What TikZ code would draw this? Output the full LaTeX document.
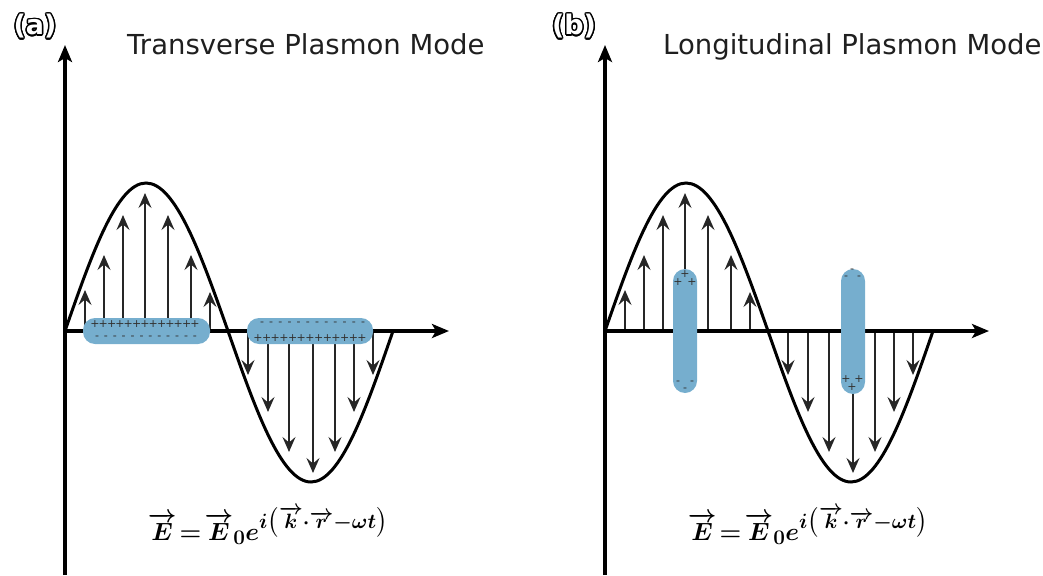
\documentclass[tikz,border=0pt]{standalone}
\usepackage{amsmath}
\usepackage[no-math]{fontspec}
\usepackage{contour}
\newfontfamily\dejavu{DejaVu Sans}
\usetikzlibrary{arrows.meta}
\definecolor{blobblue}{RGB}{118,174,206}
\contourlength{1.4pt}
\tikzset{
  axisline/.style={line width=4pt, -{Stealth[length=17pt,width=14pt,inset=4pt]}},
  waveline/.style={line width=3pt},
  fieldvec/.style={line width=1.6pt, draw=black!85, -{Stealth[length=15pt,width=13pt,inset=5.5pt]}},
  blob/.style={fill=blobblue, rounded corners=12pt, draw=none},
  chg/.style={font=\dejavu\fontsize{11}{11}\selectfont, text=black!80, inner sep=0pt},
  ttl/.style={font=\dejavu\fontsize{27.5}{28}\selectfont, text=black!88, anchor=base west, inner sep=0pt},
  plabel/.style={font=\dejavu\bfseries\fontsize{27}{27}\selectfont, inner sep=0pt},
  eqn/.style={anchor=base, inner sep=0pt},
}
\newcommand\wavepanel[1]{%
  \foreach \xa/\ya in {85/290,104/255,123/215,145/193,168/215,191/255,210/292}
    \draw[fieldvec] (\xa+#1,331) -- (\xa+#1,\ya);
  \foreach \xa/\ya in {248/375,268/412,289/452,313/473,335/452,354/412,373/375}
    \draw[fieldvec] (\xa+#1,331) -- (\xa+#1,\ya);
  \draw[axisline] (65+#1,575) -- (65+#1,45);
  \draw[axisline] (63+#1,331) -- (449+#1,331);
  \draw[waveline] (65+#1,331) sin (146+#1,183) cos (228+#1,331) sin (311+#1,482) cos (393+#1,331);
}
\newsavebox\eqbox
\begin{document}
\sbox\eqbox{\fontsize{24.88}{25}\selectfont\boldmath$\overrightarrow{E}\!=\!\overrightarrow{E}_{0}e^{i\bigl(\overrightarrow{k}\cdot\overrightarrow{r}-\omega t\bigr)}$}%
\begin{tikzpicture}[x=1pt,y=-1pt]
\useasboundingbox (0,0) rectangle (1043,575);

\wavepanel{0}
\wavepanel{540}

\node[eqn] (eqa) at (268,540) {\usebox\eqbox};
\node[eqn] (eqb) at (808,540) {\usebox\eqbox};

\node[plabel] (laba) at (35,27) {\contour{black}{\textcolor{white}{(a)}}};
\node[plabel] (labb) at (574,27) {\contour{black}{\textcolor{white}{(b)}}};
\node[ttl] (titlea) at (127,55) {Transverse Plasmon Mode};
\node[ttl] (titleb) at (663,55) {Longitudinal Plasmon Mode};

% panel (a) charge layers
\fill[blob] (83,318) rectangle (210,344);
\fill[blob] (247,318) rectangle (373,344);
\foreach \i in {0,...,12} \node[chg] at ({95+\i*8.33},324) {+};
\foreach \i in {0,...,11} \node[chg] at ({97+\i*8.9},338) {-};
\foreach \i in {0,...,11} \node[chg] at ({262+\i*9.18},324) {-};
\foreach \i in {0,...,12} \node[chg] at ({258+\i*8.67},338) {+};

% panel (b) charge columns
\fill[blob] (673,269) rectangle (697,393);
\fill[blob] (841,269) rectangle (865,394);
\node[chg] at (685,274) {+};
\node[chg] at (678,282) {+};
\node[chg] at (692,282) {+};
\node[chg] at (678,383) {-};
\node[chg] at (692,383) {-};
\node[chg] at (685,390) {-};
\node[chg] at (852,271) {-};
\node[chg] at (846,278) {-};
\node[chg] at (859,278) {-};
\node[chg] at (846,379) {+};
\node[chg] at (859,379) {+};
\node[chg] at (852,387) {+};
\end{tikzpicture}
\end{document}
------------
- **What is asked**
Ignore the images and quote every line of the listing exactly.

- **Response to this task**
What TikZ code would draw this? Output the full LaTeX document.
\documentclass[tikz,border=0pt]{standalone}
\usepackage{amsmath}
\usepackage[no-math]{fontspec}
\usepackage{contour}
\newfontfamily\dejavu{DejaVu Sans}
\usetikzlibrary{arrows.meta}
\definecolor{blobblue}{RGB}{118,174,206}
\contourlength{1.4pt}
\tikzset{
  axisline/.style={line width=4pt, -{Stealth[length=17pt,width=14pt,inset=4pt]}},
  waveline/.style={line width=3pt},
  fieldvec/.style={line width=1.6pt, draw=black!85, -{Stealth[length=15pt,width=13pt,inset=5.5pt]}},
  blob/.style={fill=blobblue, rounded corners=12pt, draw=none},
  chg/.style={font=\dejavu\fontsize{11}{11}\selectfont, text=black!80, inner sep=0pt},
  ttl/.style={font=\dejavu\fontsize{27.5}{28}\selectfont, text=black!88, anchor=base west, inner sep=0pt},
  plabel/.style={font=\dejavu\bfseries\fontsize{27}{27}\selectfont, inner sep=0pt},
  eqn/.style={anchor=base, inner sep=0pt},
}
\newcommand\wavepanel[1]{%
  \foreach \xa/\ya in {85/290,104/255,123/215,145/193,168/215,191/255,210/292}
    \draw[fieldvec] (\xa+#1,331) -- (\xa+#1,\ya);
  \foreach \xa/\ya in {248/375,268/412,289/452,313/473,335/452,354/412,373/375}
    \draw[fieldvec] (\xa+#1,331) -- (\xa+#1,\ya);
  \draw[axisline] (65+#1,575) -- (65+#1,45);
  \draw[axisline] (63+#1,331) -- (449+#1,331);
  \draw[waveline] (65+#1,331) sin (146+#1,183) cos (228+#1,331) sin (311+#1,482) cos (393+#1,331);
}
\newsavebox\eqbox
\begin{document}
\sbox\eqbox{\fontsize{24.88}{25}\selectfont\boldmath$\overrightarrow{E}\!=\!\overrightarrow{E}_{0}e^{i\bigl(\overrightarrow{k}\cdot\overrightarrow{r}-\omega t\bigr)}$}%
\begin{tikzpicture}[x=1pt,y=-1pt]
\useasboundingbox (0,0) rectangle (1043,575);

\wavepanel{0}
\wavepanel{540}

\node[eqn] (eqa) at (268,540) {\usebox\eqbox};
\node[eqn] (eqb) at (808,540) {\usebox\eqbox};

\node[plabel] (laba) at (35,27) {\contour{black}{\textcolor{white}{(a)}}};
\node[plabel] (labb) at (574,27) {\contour{black}{\textcolor{white}{(b)}}};
\node[ttl] (titlea) at (127,55) {Transverse Plasmon Mode};
\node[ttl] (titleb) at (663,55) {Longitudinal Plasmon Mode};

% panel (a) charge layers
\fill[blob] (83,318) rectangle (210,344);
\fill[blob] (247,318) rectangle (373,344);
\foreach \i in {0,...,12} \node[chg] at ({95+\i*8.33},324) {+};
\foreach \i in {0,...,11} \node[chg] at ({97+\i*8.9},338) {-};
\foreach \i in {0,...,11} \node[chg] at ({262+\i*9.18},324) {-};
\foreach \i in {0,...,12} \node[chg] at ({258+\i*8.67},338) {+};

% panel (b) charge columns
\fill[blob] (673,269) rectangle (697,393);
\fill[blob] (841,269) rectangle (865,394);
\node[chg] at (685,274) {+};
\node[chg] at (678,282) {+};
\node[chg] at (692,282) {+};
\node[chg] at (678,383) {-};
\node[chg] at (692,383) {-};
\node[chg] at (685,390) {-};
\node[chg] at (852,271) {-};
\node[chg] at (846,278) {-};
\node[chg] at (859,278) {-};
\node[chg] at (846,379) {+};
\node[chg] at (859,379) {+};
\node[chg] at (852,387) {+};
\end{tikzpicture}
\end{document}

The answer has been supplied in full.